The military will be exhausted if the state of turmoil continues as “pursuing militants is not the task of the military rather of the security forces,” Jaber continued. “The Lebanese military can tackle security issues, yet it is not its job to defuse tensions caused by political problems;” rather, “it is the government’s job,” he added.

The security apparatus in Lebanon which consists of approximately 27,000 personnel cannot undertake the task of ensuring security and stability, as well as protecting politicians and pursuing insurgents, among others, Jaber said.

Concerned over the shortages in weaponry, the Lebanese defense minister announced that some of the weapons seized from insurgents are even more sophisticated than the Lebanese army’s arsenal, in a reference to the pro-Assir insurgents in Sidon. This is to say nothing of Hezbollah’s arsenal.

The latest weapon shipment the Lebanese military have received was in 1985 when the then president Amine Gemayel signed a deal with the US to import tanks, armored personnel carriers, as well as individual weapons and medium machine guns.

Commenting on the Lebanese military arsenal, Jaber said that a comprehensive plan should be drawn up to provide the Lebanese military with new weaponry, including “sophisticated ground weapons, air and marine forces.”

“The Lebanese air forces are very weak, [consisting of] a small number of helicopters which are used for carrying troops and reconnaissance,” Jaber said, adding that “the marine forces are very old and it was provided with new British military boats in 1991.”

According to Jaber, the Lebanese military will need USD 5 billion worth of weapons, from sophisticated ground weapons to an air defense system.

The Obama administration recently announced it would extend military aid for the Lebanese army amid public divisions in Lebanon over the military institution’s handling of the recent turmoil in Sidon.

Jaber denies accusations against the military, saying that “the supreme commander of the army is the president who I do not think is currently on good terms with Hezbollah.” “Jean Kahwaji, the chief of the Lebanese armed forces, is not affiliated with the military school of the party [Hezbollah] or its sect,” he added.

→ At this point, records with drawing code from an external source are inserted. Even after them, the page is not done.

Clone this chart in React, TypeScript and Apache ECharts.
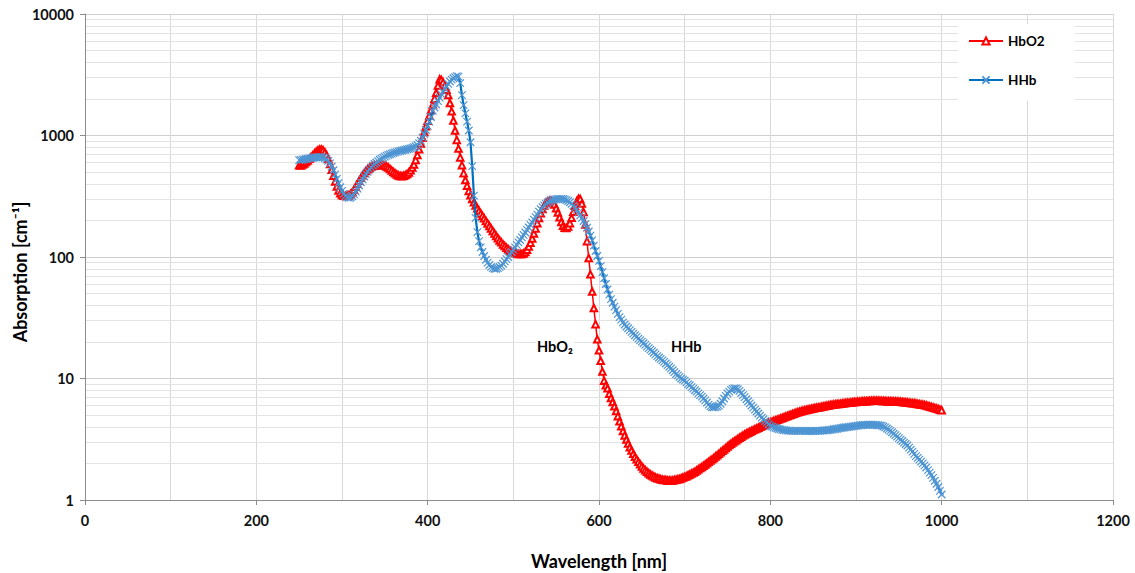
import React, { useEffect, useRef } from "react";
import * as echarts from "echarts";

// Wavelength grid: 250 .. 1000 nm in 2 nm steps
const wavelengths: number[] = Array.from({ length: 376 }, (_, i) => 250 + 2 * i);

// HbO2 absorption [cm^-1]
const hbo2: number[] = [
  570, 566, 577, 588, 605, 623, 644, 666, 689, 713,
  734, 755, 768, 768, 755, 728, 690, 640, 582, 522,
  466, 418, 380, 352, 334, 324, 319, 318, 319, 322,
  330, 342, 358, 378, 400, 424, 448, 471, 492, 511,
  527, 541, 552, 560, 566, 570, 573, 575, 575, 572,
  566, 557, 545, 531, 516, 501, 488, 477, 469, 464,
  463, 466, 472, 482, 497, 518, 545, 577, 630, 690,
  770, 860, 960, 1070, 1190, 1320, 1460, 1620, 1800, 2010,
  2250, 2580, 2900, 2870, 2740, 2560, 2380, 2150, 1850, 1580,
  1330, 1100, 920, 780, 660, 570, 490, 430, 385, 350,
  322, 300, 282, 266, 252, 240, 228, 218, 208, 198,
  189, 180, 172, 164, 156, 149, 143, 137, 132, 127,
  123, 119, 116, 113, 111, 110, 108, 107, 106, 106,
  106, 107, 110, 115, 122, 131, 142, 156, 172, 190,
  209, 229, 248, 265, 278, 287, 291, 290, 283, 270,
  252, 232, 212, 194, 181, 174, 173, 178, 190, 210,
  236, 264, 288, 302, 300, 275, 235, 185, 135, 98,
  72, 52, 38, 28, 21, 17.1, 14.0, 11.4, 9.6, 8.8,
  8.3, 7.5, 6.9, 6.4, 5.9, 5.4, 4.9, 4.45, 4.05, 3.7,
  3.4, 3.15, 2.92, 2.72, 2.55, 2.4, 2.27, 2.16, 2.06, 1.97,
  1.89, 1.82, 1.76, 1.71, 1.66, 1.62, 1.59, 1.56, 1.53, 1.51,
  1.5, 1.48, 1.47, 1.46, 1.46, 1.45, 1.45, 1.45, 1.45, 1.46,
  1.47, 1.48, 1.49, 1.51, 1.53, 1.55, 1.57, 1.6, 1.62, 1.65,
  1.68, 1.71, 1.75, 1.79, 1.83, 1.87, 1.91, 1.96, 2.01, 2.06,
  2.11, 2.16, 2.22, 2.28, 2.34, 2.4, 2.47, 2.54, 2.61, 2.68,
  2.76, 2.83, 2.9, 2.97, 3.04, 3.11, 3.18, 3.25, 3.32, 3.39,
  3.46, 3.52, 3.58, 3.64, 3.7, 3.76, 3.82, 3.88, 3.94, 4.0,
  4.06, 4.12, 4.18, 4.24, 4.3, 4.36, 4.41, 4.47, 4.52, 4.58,
  4.63, 4.69, 4.74, 4.8, 4.86, 4.92, 4.98, 5.04, 5.1, 5.16,
  5.22, 5.27, 5.32, 5.37, 5.42, 5.47, 5.51, 5.55, 5.59, 5.63,
  5.67, 5.71, 5.74, 5.78, 5.81, 5.85, 5.89, 5.93, 5.96, 6.0,
  6.04, 6.07, 6.1, 6.13, 6.16, 6.18, 6.21, 6.24, 6.26, 6.29,
  6.31, 6.33, 6.35, 6.38, 6.4, 6.42, 6.44, 6.45, 6.47, 6.49,
  6.5, 6.51, 6.53, 6.54, 6.55, 6.56, 6.56, 6.56, 6.55, 6.55,
  6.54, 6.53, 6.52, 6.51, 6.51, 6.5, 6.49, 6.48, 6.47, 6.46,
  6.45, 6.43, 6.41, 6.39, 6.37, 6.35, 6.32, 6.3, 6.27, 6.25,
  6.22, 6.18, 6.15, 6.11, 6.08, 6.04, 5.99, 5.94, 5.88, 5.83,
  5.78, 5.72, 5.66, 5.6, 5.54, 5.48,
];

// HHb absorption [cm^-1]
const hhb: number[] = [
  627, 630, 633, 636, 640, 644, 648, 652, 656, 659,
  662, 664, 665, 664, 660, 652, 638, 618, 590, 556,
  518, 478, 440, 405, 375, 350, 331, 318, 310, 307,
  309, 316, 328, 345, 365, 388, 412, 436, 460, 483,
  505, 526, 546, 565, 583, 600, 616, 631, 645, 658,
  670, 682, 692, 701, 710, 718, 726, 733, 740, 746,
  752, 758, 764, 770, 776, 782, 790, 800, 815, 835,
  865, 905, 960, 1030, 1110, 1200, 1300, 1420, 1600, 1700,
  1800, 1920, 2050, 2180, 2300, 2420, 2540, 2660, 2780, 2880,
  2960, 3020, 3080, 3050, 2700, 2150, 1780, 1520, 1300, 1100,
  880, 560, 320, 210, 160, 135, 120, 110, 102, 95,
  90, 86, 83, 81, 80, 80, 81, 83, 85, 88,
  92, 96, 100, 105, 110, 115, 120, 126, 132, 138,
  145, 152, 159, 167, 175, 184, 193, 203, 213, 223,
  236, 247, 257, 266, 274, 281, 287, 291, 295, 297,
  299, 300, 301, 301, 300, 298, 294, 289, 282, 274,
  265, 255, 244, 232, 220, 210, 198, 186, 174, 162,
  150, 137, 124, 112, 102, 93, 84, 75, 67, 60,
  54, 49, 45, 42, 39, 36.5, 34, 32, 30.5, 29,
  27.8, 26.8, 25.9, 25.0, 24.2, 23.4, 22.7, 22.0, 21.3, 20.7,
  20.1, 19.5, 18.9, 18.3, 17.8, 17.3, 16.8, 16.3, 15.8, 15.3,
  14.9, 14.5, 14.1, 13.7, 13.3, 12.9, 12.5, 12.1, 11.7, 11.3,
  10.9, 10.6, 10.3, 10.0, 9.8, 9.6, 9.3, 9.0, 8.8, 8.5,
  8.25, 8.0, 7.8, 7.55, 7.3, 7.1, 6.85, 6.6, 6.35, 6.1,
  5.9, 5.8, 5.8, 5.82, 5.88, 5.98, 6.2, 6.5, 6.85, 7.2,
  7.53, 7.8, 8.05, 8.22, 8.3, 8.29, 8.15, 7.9, 7.6, 7.3,
  7.03, 6.75, 6.5, 6.25, 6.0, 5.76, 5.55, 5.35, 5.15, 4.95,
  4.77, 4.62, 4.48, 4.35, 4.2, 4.08, 4.02, 3.96, 3.92, 3.88,
  3.84, 3.81, 3.78, 3.76, 3.74, 3.72, 3.72, 3.71, 3.71, 3.71,
  3.71, 3.71, 3.71, 3.71, 3.71, 3.71, 3.7, 3.7, 3.7, 3.7,
  3.7, 3.7, 3.71, 3.71, 3.71, 3.72, 3.73, 3.74, 3.75, 3.77,
  3.78, 3.8, 3.82, 3.84, 3.86, 3.89, 3.91, 3.93, 3.95, 3.97,
  3.98, 4.0, 4.02, 4.04, 4.06, 4.08, 4.09, 4.11, 4.12, 4.14,
  4.15, 4.15, 4.16, 4.16, 4.16, 4.16, 4.15, 4.14, 4.12, 4.11,
  4.09, 4.03, 3.96, 3.88, 3.8, 3.71, 3.61, 3.51, 3.42, 3.32,
  3.23, 3.14, 3.06, 2.97, 2.89, 2.81, 2.7, 2.6, 2.5, 2.4,
  2.3, 2.22, 2.15, 2.07, 2.0, 1.93, 1.85, 1.76, 1.68, 1.6,
  1.52, 1.44, 1.36, 1.28, 1.19, 1.11,
];

// Minor (log) grid line values on the y axis
const minorGridY: number[] = [
  2, 3, 4, 5, 6, 7, 8, 9,
  20, 30, 40, 50, 60, 70, 80, 90,
  200, 300, 400, 500, 600, 700, 800, 900,
  2000, 3000, 4000, 5000, 6000, 7000, 8000, 9000,
];

const seriesNames = ["HbO2", "HHb"];
const FONT = "Lato, 'Noto Sans', sans-serif";
const RED = "#ff0000";
const BLUE = "#0070c0";
const CROSS = "path://M0,0L10,10M10,0L0,10";

export default function App() {
  const ref = useRef<HTMLDivElement>(null);

  useEffect(() => {
    if (!ref.current) return;
    const chart = echarts.init(ref.current, undefined, { renderer: "svg" });
    const hbo2Data = wavelengths.map((w, i) => [w, hbo2[i]]);
    const hhbData = wavelengths.map((w, i) => [w, hhb[i]]);

    chart.setOption({
      animation: false,
      backgroundColor: "#ffffff",
      grid: {
        left: 85,
        right: 22,
        top: 14,
        bottom: 73,
        containLabel: false,
        outerBoundsMode: "none",
      },
      legend: {
        data: seriesNames,
        orient: "vertical",
        left: 958,
        top: 24,
        z: 100,
        itemGap: 25,
        itemWidth: 34,
        itemHeight: 9,
        padding: [10, 30, 14, 10],
        backgroundColor: "#ffffff",
        textStyle: { fontFamily: FONT, fontSize: 13.5, fontWeight: "bold", color: "#000" },
      },
      xAxis: {
        type: "value",
        min: 0,
        max: 1200,
        interval: 200,
        name: "Wavelength [nm]",
        nameLocation: "middle",
        nameGap: 52,
        nameTextStyle: { fontFamily: FONT, fontSize: 18, fontWeight: "bold", color: "#000" },
        axisLine: { show: true, lineStyle: { color: "#8c8c8c", width: 1 } },
        axisTick: { show: true, length: 5, lineStyle: { color: "#8c8c8c" } },
        axisLabel: {
          fontFamily: FONT,
          fontSize: 14.5,
          fontWeight: "bold",
          color: "#111",
          margin: 13,
          formatter: (v: number) => String(v),
        },
        splitLine: { show: true, lineStyle: { color: "#d9d9d9", width: 1 } },
        minorTick: { show: false, splitNumber: 2 },
        minorSplitLine: { show: true, lineStyle: { color: "#d9d9d9", width: 1 } },
      },
      yAxis: {
        type: "log",
        logBase: 10,
        min: 1,
        max: 10000,
        axisLine: { show: true, lineStyle: { color: "#8c8c8c", width: 1 } },
        axisTick: { show: true, length: 5, lineStyle: { color: "#8c8c8c" } },
        axisLabel: {
          fontFamily: FONT,
          fontSize: 14.5,
          fontWeight: "bold",
          color: "#111",
          margin: 11,
          formatter: (v: number) => String(Math.round(v)),
        },
        splitLine: { show: true, lineStyle: { color: "#cfcfcf", width: 1 } },
      },
      graphic: [
        {
          type: "text",
          x: 20,
          y: 272,
          rotation: Math.PI / 2,
          z: 50,
          style: {
            text: "Absorption [cm⁻¹]",
            fontFamily: FONT,
            fontSize: 18,
            fontWeight: "bold",
            fill: "#000",
            align: "center",
            verticalAlign: "middle",
          },
        },
        {
          type: "text",
          left: 536,
          top: 338,
          z: 50,
          style: {
            text: "HbO₂",
            fontFamily: FONT,
            fontSize: 14.5,
            fontWeight: "bold",
            fill: "#000",
            backgroundColor: "#fff",
            padding: [1, 1],
          },
        },
        {
          type: "text",
          left: 670,
          top: 338,
          z: 50,
          style: {
            text: "HHb",
            fontFamily: FONT,
            fontSize: 14.5,
            fontWeight: "bold",
            fill: "#000",
            backgroundColor: "#fff",
            padding: [1, 1],
          },
        },
      ],
      series: [
        {
          name: "grid",
          type: "line",
          data: [[0, 1]],
          symbol: "none",
          silent: true,
          z: 0,
          lineStyle: { opacity: 0 },
          markLine: {
            silent: true,
            z: 0,
            symbol: ["none", "none"],
            label: { show: false },
            lineStyle: { color: "#e3e3e3", width: 1, type: "solid" },
            data: minorGridY.map((v) => ({ yAxis: v })),
          },
        },
        {
          name: seriesNames[0],
          type: "line",
          data: hbo2Data,
          symbol: "emptyTriangle",
          symbolSize: 6.5,
          showAllSymbol: true,
          z: 3,
          lineStyle: { color: RED, width: 1.5 },
          itemStyle: { color: RED, borderColor: RED, borderWidth: 1 },
        },
        {
          name: seriesNames[1],
          type: "line",
          data: hhbData,
          symbol: CROSS,
          symbolSize: 7.5,
          showAllSymbol: true,
          z: 4,
          lineStyle: { color: BLUE, width: 2.2 },
          itemStyle: { color: "none", borderColor: "#4f95d3", borderWidth: 1.2 },
        },
      ],
    });

    return () => chart.dispose();
  }, []);

  return (
    <div
      ref={ref}
      style={{ position: "fixed", left: 0, top: 0, width: 1135, height: 573, background: "#fff" }}
    />
  );
}
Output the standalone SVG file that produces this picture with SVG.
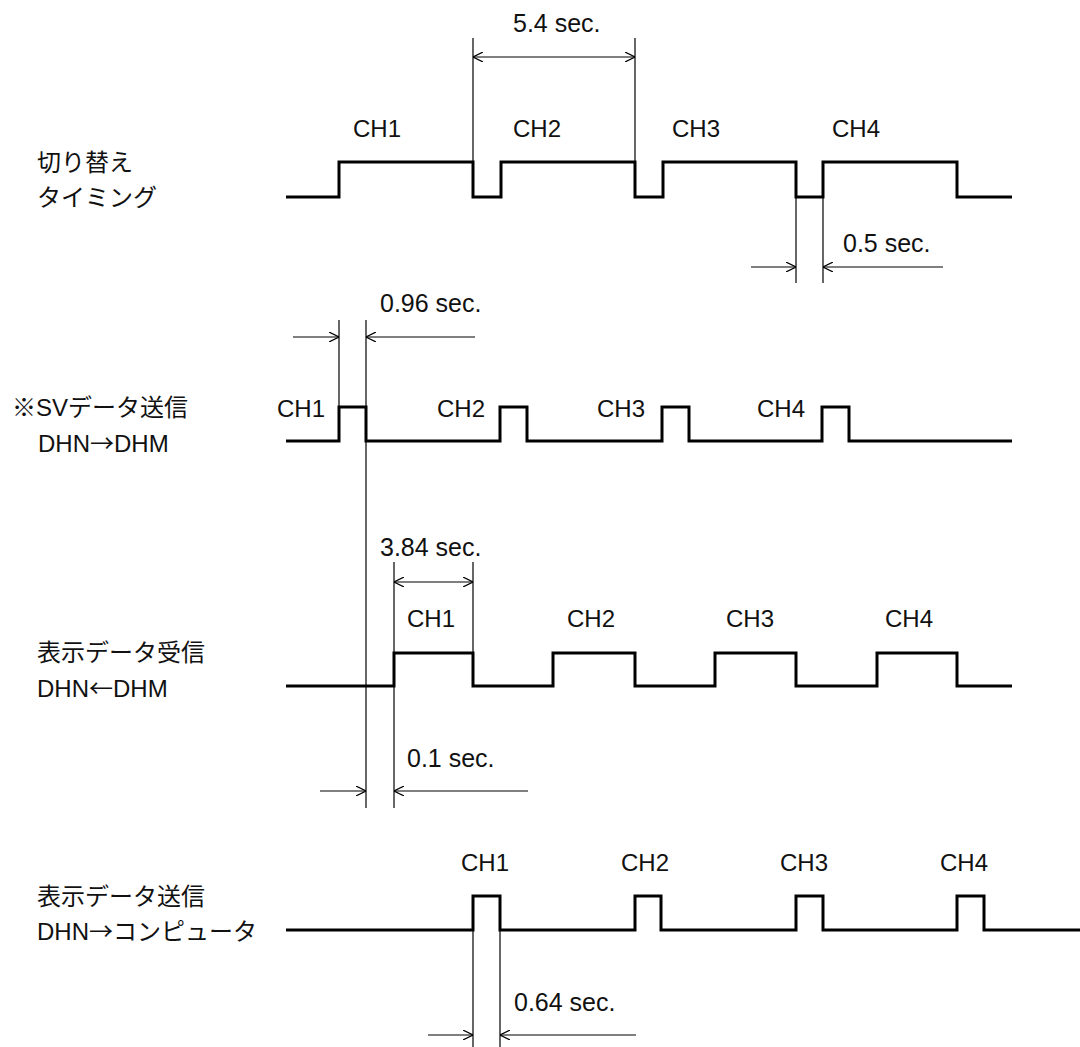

It is noteworthy that the Lebanese military has never been an object of suspicion throughout the last decade, enjoying a huge public support in the fierce wars it waged against radical Islamist groups, such as Fatah Al-Islam group in 2007.

The Lebanese army consists of approximately 40,000 officers and soldiers. The leadership of the army is assigned in accordance with sectarian quotas and criteria, with a Maronite army commander and a Druze chief-of-staff.

It is estimated that the 65 percent of the army are Muslims, both Sunnis and Shi’ites, while Christians comprise 35 percent.